The European Union is looking to get tough on cyber crimes. Technocrats representing the EU’s 28 governments will meet in Brussels on Friday to discuss expanding the bloc’s sanctions regime to punish companies, states and individuals involved in cyber crimes, adding to signs of increasing alarm about alleged Chinese and Russian activity targeting Western networks.
An internal memo circulated before the meeting of the EU’s working-group on cyber issues, and seen by Bloomberg, lists data breaches, intellectual property theft, attacks on IT infrastructure, and stealing of classified information among the offenses punishable with asset freezes and travel bans.
The discussion follows a decision by EU leaders to develop a so-called Cyber Diplomacy Toolbox, and amid ever more frequent warnings from Washington to its allies that they should think twice before using equipment from companies such as China’s Huawei Technologies Co.
Key Insights
The new regime “could target those involved in these types of cyber activity anywhere, regardless of their nationality and location,” with EU-wide sanctions, according to the internal EU memo dated Feb. 6.

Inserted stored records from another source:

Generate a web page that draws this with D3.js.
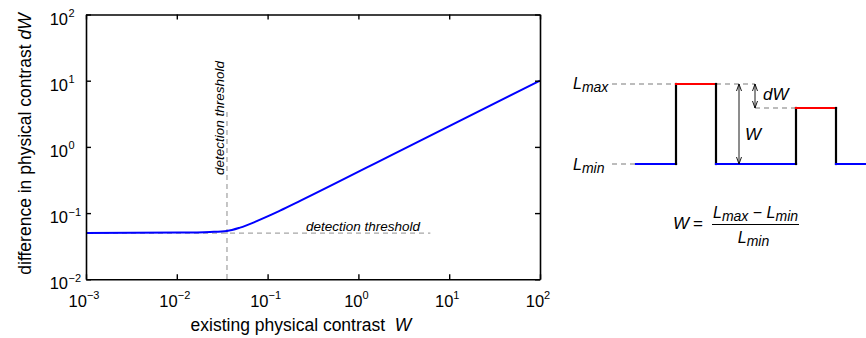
<!DOCTYPE html>
<html>
<head>
<meta charset="utf-8">
<script src="https://cdn.jsdelivr.net/npm/d3@7"></script>
<style>
  html, body { margin: 0; padding: 0; background: #fff; }
  svg { display: block; }
  text { font-family: "Liberation Sans", Arial, Helvetica, sans-serif; fill: #000; }
</style>
</head>
<body>
<svg id="chart" width="866" height="338"></svg>
<script>
// Threshold-vs-contrast curve: existing contrast W and the just-detectable difference dW
const contrastW = [0.001, 0.0108, 0.0232, 0.0357, 0.0497, 0.0726, 0.0984, 0.137, 0.228, 2.87, 100];
const deltaW    = [0.05, 0.0508, 0.052, 0.0538, 0.0604, 0.0736, 0.0882, 0.109, 0.153, 0.874, 10];

// Detection threshold markers
const thresholdW = 0.0357;      // vertical marker position
const thresholdDW = 0.05;       // horizontal marker level
const thresholdLineEndW = 6.2;  // horizontal marker extent

// Axis decades
const xTickExp = [-3, -2, -1, 0, 1, 2];
const yTickExp = [-2, -1, 0, 1, 2];

// Luminance square-wave illustration (time units, luminance levels)
const levelMin = 1, levelMax = 2, levelSecond = 1.7;
const waveT = [0, 1, 1, 2, 2, 4, 4, 5, 5, 5.75];
const waveL = [levelMin, levelMin, levelMax, levelMax, levelMin, levelMin, levelSecond, levelSecond, levelMin, levelMin];

const svg = d3.select("#chart");

// ---------- log-log plot ----------
const plot = { left: 86, right: 540, top: 14.5, bottom: 279.3 };
const x = d3.scaleLog().domain([1e-3, 1e2]).range([plot.left, plot.right]);
const y = d3.scaleLog().domain([1e-2, 1e2]).range([plot.bottom, plot.top]);

const g = svg.append("g");

// dashed threshold guides
g.append("line")
  .attr("x1", x(thresholdW)).attr("x2", x(thresholdW))
  .attr("y1", 112).attr("y2", y(1e-2))
  .attr("stroke", "#a6a6a6").attr("stroke-width", 1.3).attr("stroke-dasharray", "5,4");
g.append("line")
  .attr("x1", x(1e-3)).attr("x2", x(thresholdLineEndW))
  .attr("y1", y(thresholdDW)).attr("y2", y(thresholdDW))
  .attr("stroke", "#a6a6a6").attr("stroke-width", 1.3).attr("stroke-dasharray", "5,4");

// curve
const line = d3.line()
  .x((d, i) => x(contrastW[i]))
  .y((d, i) => y(deltaW[i]))
  .curve(d3.curveMonotoneX);
g.append("path")
  .datum(contrastW)
  .attr("d", line)
  .attr("fill", "none")
  .attr("stroke", "#0000ff")
  .attr("stroke-width", 2);

// threshold labels
g.append("text")
  .attr("x", 306).attr("y", 231)
  .attr("font-size", 13.5).attr("font-style", "italic").attr("fill", "#111")
  .text("detection threshold");
g.append("text")
  .attr("transform", `translate(${x(thresholdW) - 3},175) rotate(-90)`)
  .attr("font-size", 13.5).attr("font-style", "italic").attr("fill", "#111")
  .text("detection threshold");

// axes with inward ticks on all four sides
const tickLen = 5;
const xTicks = xTickExp.map(e => Math.pow(10, e));
const yTicks = yTickExp.map(e => Math.pow(10, e));

const axB = g.append("g").attr("transform", `translate(0,${plot.bottom})`)
  .call(d3.axisBottom(x).tickValues(xTicks).tickSize(-tickLen).tickSizeOuter(0).tickFormat(""));
const axT = g.append("g").attr("transform", `translate(0,${plot.top})`)
  .call(d3.axisTop(x).tickValues(xTicks).tickSize(-tickLen).tickSizeOuter(0).tickFormat(""));
const axL = g.append("g").attr("transform", `translate(${plot.left},0)`)
  .call(d3.axisLeft(y).tickValues(yTicks).tickSize(-tickLen).tickSizeOuter(0).tickFormat(""));
const axR = g.append("g").attr("transform", `translate(${plot.right},0)`)
  .call(d3.axisRight(y).tickValues(yTicks).tickSize(-tickLen).tickSizeOuter(0).tickFormat(""));
[axB, axT, axL, axR].forEach(a => {
  a.select(".domain").attr("stroke", "#000").attr("stroke-width", 1.6);
  a.selectAll(".tick line").attr("stroke", "#000").attr("stroke-width", 1.4);
});

const expText = e => (e < 0 ? "\u2212" + Math.abs(e) : String(e));

// x tick labels
xTickExp.forEach(e => {
  const t = g.append("text")
    .attr("x", x(Math.pow(10, e)) - 2).attr("y", 307)
    .attr("text-anchor", "middle").attr("font-size", 16.5);
  t.append("tspan").text("10");
  t.append("tspan").attr("dy", -8).attr("font-size", 11).text(expText(e));
});

// y tick labels
yTickExp.forEach(e => {
  const yy = y(Math.pow(10, e)) + 10;
  g.append("text").attr("x", 68).attr("y", yy)
    .attr("text-anchor", "end").attr("font-size", 16.5).text("10");
  g.append("text").attr("x", 68.5).attr("y", yy - 7.5)
    .attr("font-size", 11).text(expText(e));
});

// axis titles
const xt = g.append("text")
  .attr("x", 301).attr("y", 331).attr("text-anchor", "middle").attr("font-size", 17.5);
xt.append("tspan").text("existing physical contrast\u00a0 ");
xt.append("tspan").attr("font-style", "italic").text("W");

const yt = g.append("text")
  .attr("transform", "translate(31,144) rotate(-90)")
  .attr("text-anchor", "middle").attr("font-size", 17.5);
yt.append("tspan").text("difference in physical contrast ");
yt.append("tspan").attr("font-style", "italic").text("dW");

// ---------- square-wave illustration ----------
const tx = d3.scaleLinear().domain([0, 5.75]).range([636, 866]);
const ly = d3.scaleLinear().domain([levelMin, levelMax]).range([164, 84]);
const d2 = svg.append("g");
const dash = { stroke: "#a6a6a6", width: 1.3, dash: "5,4" };

function dashed(t0, t1, lvl) {
  d2.append("line")
    .attr("x1", tx(t0)).attr("x2", tx(t1))
    .attr("y1", ly(lvl)).attr("y2", ly(lvl))
    .attr("stroke", dash.stroke).attr("stroke-width", dash.width)
    .attr("stroke-dasharray", dash.dash);
}
dashed(-0.6, 1, levelMax);
dashed(-0.6, 0, levelMin);
dashed(2, 2.975, levelMax);
dashed(2.975, 4, levelSecond);

// wave: coloured horizontal runs, black transitions
for (let i = 0; i < waveT.length - 1; i++) {
  const horizontal = waveL[i] === waveL[i + 1];
  const col = horizontal ? (waveL[i] === levelMin ? "#0000ff" : "#ff0000") : "#000";
  d2.append("line")
    .attr("x1", tx(waveT[i])).attr("x2", tx(waveT[i + 1]))
    .attr("y1", ly(waveL[i])).attr("y2", ly(waveL[i + 1]))
    .attr("stroke", col).attr("stroke-width", 2.2)
    .attr("stroke-linecap", "square");
}

// double-headed arrows
function arrow(t, l0, l1) {
  const xx = tx(t), y0 = ly(l0), y1 = ly(l1);
  d2.append("line").attr("x1", xx).attr("x2", xx).attr("y1", y0).attr("y2", y1)
    .attr("stroke", "#000").attr("stroke-width", 0.9);
  const head = (yy, dir) => d2.append("path")
    .attr("d", `M${xx - 2.5},${yy + dir * 7} L${xx},${yy} L${xx + 2.5},${yy + dir * 7}`)
    .attr("fill", "none").attr("stroke", "#000").attr("stroke-width", 0.9);
  head(y0, -1);  // y0 is the lower end (larger pixel)
  head(y1, 1);
}
arrow(2.575, levelMin, levelMax);
arrow(2.975, levelSecond, levelMax);

d2.append("text").attr("x", 763).attr("y", 100)
  .attr("font-size", 17).attr("font-style", "italic").text("dW");
d2.append("text").attr("x", 745).attr("y", 140)
  .attr("font-size", 17).attr("font-style", "italic").text("W");

// L_max / L_min labels
function lumLabel(xx, yy, sub) {
  const t = d2.append("text").attr("x", xx).attr("y", yy)
    .attr("font-size", 16).attr("font-style", "italic");
  t.append("tspan").text("L");
  t.append("tspan").attr("dy", 3).attr("font-size", 14).text(sub);
  return t;
}
lumLabel(573, ly(levelMax) + 5, "max");
lumLabel(573, ly(levelMin) + 6, "min");

// contrast definition W = (Lmax - Lmin) / Lmin
const fx = 755.5;
d2.append("text").attr("x", 673).attr("y", 229)
  .attr("font-size", 17).attr("font-style", "italic").text("W");
d2.append("text").attr("x", 693).attr("y", 229)
  .attr("font-size", 17).text("=");
const num = d2.append("text").attr("x", fx).attr("y", 218)
  .attr("text-anchor", "middle").attr("font-size", 16).attr("font-style", "italic");
num.append("tspan").text("L");
num.append("tspan").attr("dy", 3).attr("font-size", 14).text("max");
num.append("tspan").attr("dy", -3).attr("font-style", "normal").text(" \u2212 ");
num.append("tspan").text("L");
num.append("tspan").attr("dy", 3).attr("font-size", 14).text("min");
d2.append("line").attr("x1", 712).attr("x2", 799).attr("y1", 224.5).attr("y2", 224.5)
  .attr("stroke", "#000").attr("stroke-width", 1);
const den = d2.append("text").attr("x", fx - 2).attr("y", 243)
  .attr("text-anchor", "middle").attr("font-size", 16).attr("font-style", "italic");
den.append("tspan").text("L");
den.append("tspan").attr("dy", 3).attr("font-size", 14).text("min");
</script>
</body>
</html>
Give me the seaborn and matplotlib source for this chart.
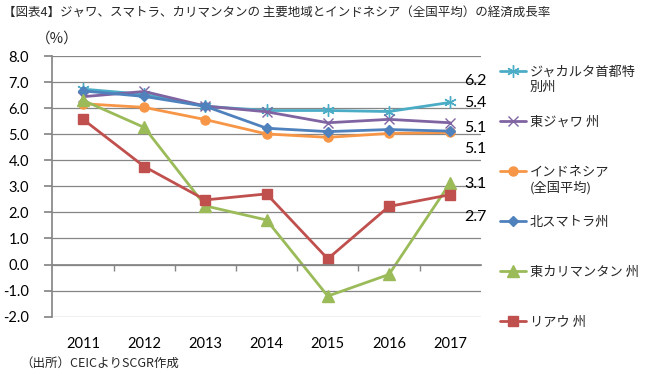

The process will be part of the EU’s common foreign and security policy, meaning that unanimity would be required before any punitive action is triggered. The sanctions are intended as a response to actions with significant impact on European security, attributed to other individuals, or legal entities, such as companies. The punishable offenses include theft of funds, major data breaches, data interception, large-scale intellectual property theft, attacks on critical network infrastructure, theft of classified information, attacks on information systems used for elections, hacking of commercially sensitive data. The EU could apply the sanctions even as a response to attacks against allied countries, and not on European soil. After all, it is intended as a foreign policy tool. Punishable actions don’t need to cause significant harm. Even attempts that fail may be subject to retribution.
Proposed measures include travel bans and asset freezes for companies. Like U.S. sanctions, European measures could apply globally, even if a company doesn’t hold assets inside the EU. The freeze forbids the use of any resources available subject to EU law, including transactions with European banks and other institutions. Finally, the decision to apply the sanctions must be accompanied by evidence, defensible at the European Court of Justice, as those targeted may appeal the decision, according to the memo.
What’s Next
While the discussion is still taking place at a technical level, the development of such a sanctions regime has the explicit backing of EU leaders. A move to turn plans into actionable policy tools may not be too far away.